== Aim ==
Look through the material below and count the lines with the string "chart". Report only the count.

== Source material ==

+++++

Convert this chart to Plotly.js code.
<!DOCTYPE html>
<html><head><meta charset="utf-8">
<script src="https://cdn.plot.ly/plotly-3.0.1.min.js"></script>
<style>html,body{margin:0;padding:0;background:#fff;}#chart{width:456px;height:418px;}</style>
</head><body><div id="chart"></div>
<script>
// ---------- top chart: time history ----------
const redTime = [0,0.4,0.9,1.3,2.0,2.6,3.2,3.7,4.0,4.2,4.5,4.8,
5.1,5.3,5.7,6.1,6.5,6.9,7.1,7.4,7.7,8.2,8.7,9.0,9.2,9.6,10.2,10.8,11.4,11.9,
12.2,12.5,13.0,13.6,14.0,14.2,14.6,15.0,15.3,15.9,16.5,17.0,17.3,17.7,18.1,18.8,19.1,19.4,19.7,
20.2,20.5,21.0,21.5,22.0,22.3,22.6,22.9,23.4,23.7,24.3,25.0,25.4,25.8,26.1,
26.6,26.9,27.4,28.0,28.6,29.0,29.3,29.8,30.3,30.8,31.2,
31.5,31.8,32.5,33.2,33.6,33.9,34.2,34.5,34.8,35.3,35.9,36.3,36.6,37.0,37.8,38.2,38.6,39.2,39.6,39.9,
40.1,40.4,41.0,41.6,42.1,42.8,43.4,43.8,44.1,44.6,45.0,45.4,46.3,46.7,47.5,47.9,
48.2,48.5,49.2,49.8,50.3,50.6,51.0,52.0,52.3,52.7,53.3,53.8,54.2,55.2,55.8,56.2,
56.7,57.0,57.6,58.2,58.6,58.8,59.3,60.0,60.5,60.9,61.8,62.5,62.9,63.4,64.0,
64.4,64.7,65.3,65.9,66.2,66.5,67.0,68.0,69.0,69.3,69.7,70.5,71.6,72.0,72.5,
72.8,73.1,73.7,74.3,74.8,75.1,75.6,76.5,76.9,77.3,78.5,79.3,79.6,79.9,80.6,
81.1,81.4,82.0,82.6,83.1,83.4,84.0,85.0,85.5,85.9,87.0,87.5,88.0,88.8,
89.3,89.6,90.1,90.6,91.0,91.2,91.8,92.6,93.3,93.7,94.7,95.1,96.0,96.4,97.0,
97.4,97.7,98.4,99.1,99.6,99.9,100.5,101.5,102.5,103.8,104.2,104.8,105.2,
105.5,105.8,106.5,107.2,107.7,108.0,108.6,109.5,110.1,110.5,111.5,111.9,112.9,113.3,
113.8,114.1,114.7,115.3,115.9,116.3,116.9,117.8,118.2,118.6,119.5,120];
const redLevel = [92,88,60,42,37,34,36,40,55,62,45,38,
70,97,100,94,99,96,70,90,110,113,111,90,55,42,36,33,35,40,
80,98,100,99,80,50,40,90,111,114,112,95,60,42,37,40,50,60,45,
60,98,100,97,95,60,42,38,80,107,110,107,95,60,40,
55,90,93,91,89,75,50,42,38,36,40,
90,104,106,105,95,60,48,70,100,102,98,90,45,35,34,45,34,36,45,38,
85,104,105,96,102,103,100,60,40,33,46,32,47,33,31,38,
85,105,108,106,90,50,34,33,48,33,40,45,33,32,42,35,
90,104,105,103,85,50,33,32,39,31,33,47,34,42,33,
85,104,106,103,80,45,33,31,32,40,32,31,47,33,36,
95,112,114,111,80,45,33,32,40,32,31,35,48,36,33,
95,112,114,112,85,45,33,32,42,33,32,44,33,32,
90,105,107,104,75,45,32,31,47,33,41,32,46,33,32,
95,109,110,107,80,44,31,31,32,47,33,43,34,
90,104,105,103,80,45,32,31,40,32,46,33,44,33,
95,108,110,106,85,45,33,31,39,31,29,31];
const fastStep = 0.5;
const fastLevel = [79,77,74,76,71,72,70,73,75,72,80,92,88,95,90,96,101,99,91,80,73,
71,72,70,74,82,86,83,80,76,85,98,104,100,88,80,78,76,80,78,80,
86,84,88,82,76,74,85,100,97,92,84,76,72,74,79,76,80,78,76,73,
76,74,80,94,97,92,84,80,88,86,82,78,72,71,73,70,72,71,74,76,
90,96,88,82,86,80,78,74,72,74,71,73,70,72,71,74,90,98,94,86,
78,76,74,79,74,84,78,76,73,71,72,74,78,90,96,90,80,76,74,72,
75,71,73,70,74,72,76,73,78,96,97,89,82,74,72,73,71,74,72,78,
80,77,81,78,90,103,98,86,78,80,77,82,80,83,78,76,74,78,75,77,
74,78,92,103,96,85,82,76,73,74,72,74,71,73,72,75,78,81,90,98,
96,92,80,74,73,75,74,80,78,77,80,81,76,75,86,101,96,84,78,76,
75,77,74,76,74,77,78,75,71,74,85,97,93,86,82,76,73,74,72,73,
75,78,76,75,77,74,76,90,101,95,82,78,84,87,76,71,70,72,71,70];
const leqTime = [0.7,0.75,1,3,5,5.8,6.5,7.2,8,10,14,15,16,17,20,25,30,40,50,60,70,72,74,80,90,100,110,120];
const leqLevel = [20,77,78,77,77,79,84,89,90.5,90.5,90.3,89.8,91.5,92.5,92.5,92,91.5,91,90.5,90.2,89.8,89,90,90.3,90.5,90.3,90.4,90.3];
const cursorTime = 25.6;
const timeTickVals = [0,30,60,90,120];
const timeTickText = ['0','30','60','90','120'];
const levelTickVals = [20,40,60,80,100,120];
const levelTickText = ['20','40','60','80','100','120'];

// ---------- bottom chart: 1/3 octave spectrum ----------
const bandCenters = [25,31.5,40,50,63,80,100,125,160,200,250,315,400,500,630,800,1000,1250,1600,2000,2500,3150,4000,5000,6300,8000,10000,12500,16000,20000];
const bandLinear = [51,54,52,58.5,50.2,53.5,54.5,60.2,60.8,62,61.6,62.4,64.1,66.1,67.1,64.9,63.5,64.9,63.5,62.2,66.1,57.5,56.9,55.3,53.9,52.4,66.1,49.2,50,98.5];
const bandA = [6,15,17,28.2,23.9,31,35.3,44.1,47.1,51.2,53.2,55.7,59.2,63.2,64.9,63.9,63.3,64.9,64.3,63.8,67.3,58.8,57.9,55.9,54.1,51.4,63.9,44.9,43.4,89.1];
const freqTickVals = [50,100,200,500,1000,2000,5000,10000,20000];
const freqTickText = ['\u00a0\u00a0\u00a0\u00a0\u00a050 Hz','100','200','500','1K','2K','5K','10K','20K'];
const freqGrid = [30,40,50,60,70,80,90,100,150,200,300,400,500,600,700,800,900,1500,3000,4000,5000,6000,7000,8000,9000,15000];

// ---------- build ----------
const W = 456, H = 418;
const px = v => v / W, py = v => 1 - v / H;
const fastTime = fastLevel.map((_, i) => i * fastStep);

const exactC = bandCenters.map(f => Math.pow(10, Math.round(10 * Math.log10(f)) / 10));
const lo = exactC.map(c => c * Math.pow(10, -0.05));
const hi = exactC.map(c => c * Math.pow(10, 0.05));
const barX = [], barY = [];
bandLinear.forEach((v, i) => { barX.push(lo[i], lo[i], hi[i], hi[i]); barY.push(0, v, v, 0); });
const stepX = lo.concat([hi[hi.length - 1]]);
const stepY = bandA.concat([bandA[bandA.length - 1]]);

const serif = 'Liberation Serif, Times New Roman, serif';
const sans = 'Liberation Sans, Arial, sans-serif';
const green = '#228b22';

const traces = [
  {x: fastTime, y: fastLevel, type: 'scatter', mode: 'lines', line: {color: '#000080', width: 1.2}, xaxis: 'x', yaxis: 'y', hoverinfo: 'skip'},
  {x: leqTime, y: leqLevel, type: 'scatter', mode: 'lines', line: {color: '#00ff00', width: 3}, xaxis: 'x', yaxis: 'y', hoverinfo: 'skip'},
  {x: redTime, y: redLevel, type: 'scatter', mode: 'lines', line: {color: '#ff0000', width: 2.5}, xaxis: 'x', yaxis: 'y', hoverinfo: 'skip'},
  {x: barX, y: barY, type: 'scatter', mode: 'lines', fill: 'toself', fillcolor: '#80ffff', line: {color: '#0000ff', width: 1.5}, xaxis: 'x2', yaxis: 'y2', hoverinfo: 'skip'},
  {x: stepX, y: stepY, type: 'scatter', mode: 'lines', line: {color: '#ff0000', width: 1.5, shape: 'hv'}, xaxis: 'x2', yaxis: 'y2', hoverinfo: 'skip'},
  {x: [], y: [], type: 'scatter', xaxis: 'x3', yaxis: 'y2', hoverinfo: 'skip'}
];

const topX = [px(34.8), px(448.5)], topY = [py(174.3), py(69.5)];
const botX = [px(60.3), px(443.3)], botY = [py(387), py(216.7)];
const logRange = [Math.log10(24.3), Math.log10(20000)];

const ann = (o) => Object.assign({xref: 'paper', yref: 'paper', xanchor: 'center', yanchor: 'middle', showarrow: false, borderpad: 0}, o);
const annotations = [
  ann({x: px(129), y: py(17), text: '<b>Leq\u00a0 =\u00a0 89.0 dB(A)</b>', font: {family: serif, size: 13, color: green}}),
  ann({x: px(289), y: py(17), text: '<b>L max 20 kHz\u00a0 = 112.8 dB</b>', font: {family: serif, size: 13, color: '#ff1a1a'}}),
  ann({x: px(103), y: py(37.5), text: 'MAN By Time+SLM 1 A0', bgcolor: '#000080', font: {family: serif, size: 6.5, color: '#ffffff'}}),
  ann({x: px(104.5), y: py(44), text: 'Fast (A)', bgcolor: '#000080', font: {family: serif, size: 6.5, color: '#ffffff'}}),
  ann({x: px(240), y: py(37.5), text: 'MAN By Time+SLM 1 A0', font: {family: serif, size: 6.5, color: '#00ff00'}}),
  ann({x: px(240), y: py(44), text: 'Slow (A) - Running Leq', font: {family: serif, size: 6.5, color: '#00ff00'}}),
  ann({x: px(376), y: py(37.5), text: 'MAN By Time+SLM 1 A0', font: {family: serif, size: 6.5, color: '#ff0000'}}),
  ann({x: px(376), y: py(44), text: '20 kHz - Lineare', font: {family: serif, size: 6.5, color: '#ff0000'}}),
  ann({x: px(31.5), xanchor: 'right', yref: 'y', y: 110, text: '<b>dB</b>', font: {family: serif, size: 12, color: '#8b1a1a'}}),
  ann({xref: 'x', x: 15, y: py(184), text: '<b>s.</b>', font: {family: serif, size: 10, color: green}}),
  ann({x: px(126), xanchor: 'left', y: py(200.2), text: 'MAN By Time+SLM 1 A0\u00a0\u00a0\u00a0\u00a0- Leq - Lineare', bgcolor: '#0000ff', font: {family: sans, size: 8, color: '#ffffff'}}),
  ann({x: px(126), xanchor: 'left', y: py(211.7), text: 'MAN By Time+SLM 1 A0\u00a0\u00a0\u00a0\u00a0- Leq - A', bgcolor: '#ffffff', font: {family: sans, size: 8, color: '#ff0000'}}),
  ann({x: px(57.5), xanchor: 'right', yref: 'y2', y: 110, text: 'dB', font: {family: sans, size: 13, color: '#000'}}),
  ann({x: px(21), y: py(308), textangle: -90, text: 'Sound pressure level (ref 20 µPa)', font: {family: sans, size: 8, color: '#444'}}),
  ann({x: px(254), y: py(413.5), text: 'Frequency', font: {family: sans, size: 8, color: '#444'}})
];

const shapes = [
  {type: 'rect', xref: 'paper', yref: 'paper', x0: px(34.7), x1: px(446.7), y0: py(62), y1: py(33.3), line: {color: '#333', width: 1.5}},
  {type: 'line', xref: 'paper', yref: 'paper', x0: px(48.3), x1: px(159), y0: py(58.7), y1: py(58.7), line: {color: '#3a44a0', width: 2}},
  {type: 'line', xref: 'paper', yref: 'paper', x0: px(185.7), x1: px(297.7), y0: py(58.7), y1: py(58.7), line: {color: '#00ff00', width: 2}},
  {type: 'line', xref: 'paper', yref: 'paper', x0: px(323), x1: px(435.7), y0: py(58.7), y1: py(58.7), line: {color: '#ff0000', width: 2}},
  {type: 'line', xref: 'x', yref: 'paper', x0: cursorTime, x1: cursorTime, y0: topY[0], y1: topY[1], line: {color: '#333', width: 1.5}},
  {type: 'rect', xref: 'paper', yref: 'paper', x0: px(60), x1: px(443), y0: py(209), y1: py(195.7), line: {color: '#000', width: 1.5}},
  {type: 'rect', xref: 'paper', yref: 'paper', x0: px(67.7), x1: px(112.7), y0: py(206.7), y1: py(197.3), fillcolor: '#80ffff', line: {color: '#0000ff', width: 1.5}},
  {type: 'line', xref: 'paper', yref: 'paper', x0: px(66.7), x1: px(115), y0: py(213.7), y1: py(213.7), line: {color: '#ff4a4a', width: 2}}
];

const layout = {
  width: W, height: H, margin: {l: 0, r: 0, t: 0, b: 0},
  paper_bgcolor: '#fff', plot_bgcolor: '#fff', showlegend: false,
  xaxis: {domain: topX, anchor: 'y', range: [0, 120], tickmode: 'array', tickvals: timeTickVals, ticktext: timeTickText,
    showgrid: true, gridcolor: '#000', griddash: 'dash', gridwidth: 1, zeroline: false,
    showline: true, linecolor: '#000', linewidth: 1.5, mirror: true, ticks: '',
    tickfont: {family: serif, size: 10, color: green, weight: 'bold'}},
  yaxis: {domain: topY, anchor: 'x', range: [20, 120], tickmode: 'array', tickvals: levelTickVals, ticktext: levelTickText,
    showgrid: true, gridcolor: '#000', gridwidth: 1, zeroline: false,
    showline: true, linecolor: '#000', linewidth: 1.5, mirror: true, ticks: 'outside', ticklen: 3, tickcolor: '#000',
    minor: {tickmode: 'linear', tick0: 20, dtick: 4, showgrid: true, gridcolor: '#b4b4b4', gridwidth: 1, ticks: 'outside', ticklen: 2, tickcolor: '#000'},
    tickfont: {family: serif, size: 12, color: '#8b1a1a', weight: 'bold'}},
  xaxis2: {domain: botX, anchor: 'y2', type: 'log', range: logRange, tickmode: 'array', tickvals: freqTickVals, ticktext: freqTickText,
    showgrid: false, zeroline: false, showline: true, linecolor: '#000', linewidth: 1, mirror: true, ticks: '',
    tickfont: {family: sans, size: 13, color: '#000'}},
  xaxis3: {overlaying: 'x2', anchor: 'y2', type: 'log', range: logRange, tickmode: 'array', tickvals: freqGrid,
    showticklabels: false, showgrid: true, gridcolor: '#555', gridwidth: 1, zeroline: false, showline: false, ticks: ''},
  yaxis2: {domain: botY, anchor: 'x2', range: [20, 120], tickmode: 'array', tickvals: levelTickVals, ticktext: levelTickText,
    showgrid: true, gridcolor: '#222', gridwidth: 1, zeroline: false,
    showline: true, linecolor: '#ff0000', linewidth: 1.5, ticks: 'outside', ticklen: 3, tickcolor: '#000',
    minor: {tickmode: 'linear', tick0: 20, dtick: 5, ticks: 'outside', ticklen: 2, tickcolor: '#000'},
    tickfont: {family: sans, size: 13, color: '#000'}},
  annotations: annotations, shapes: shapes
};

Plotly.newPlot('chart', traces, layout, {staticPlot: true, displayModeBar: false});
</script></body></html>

+++++

== The completed task ==
6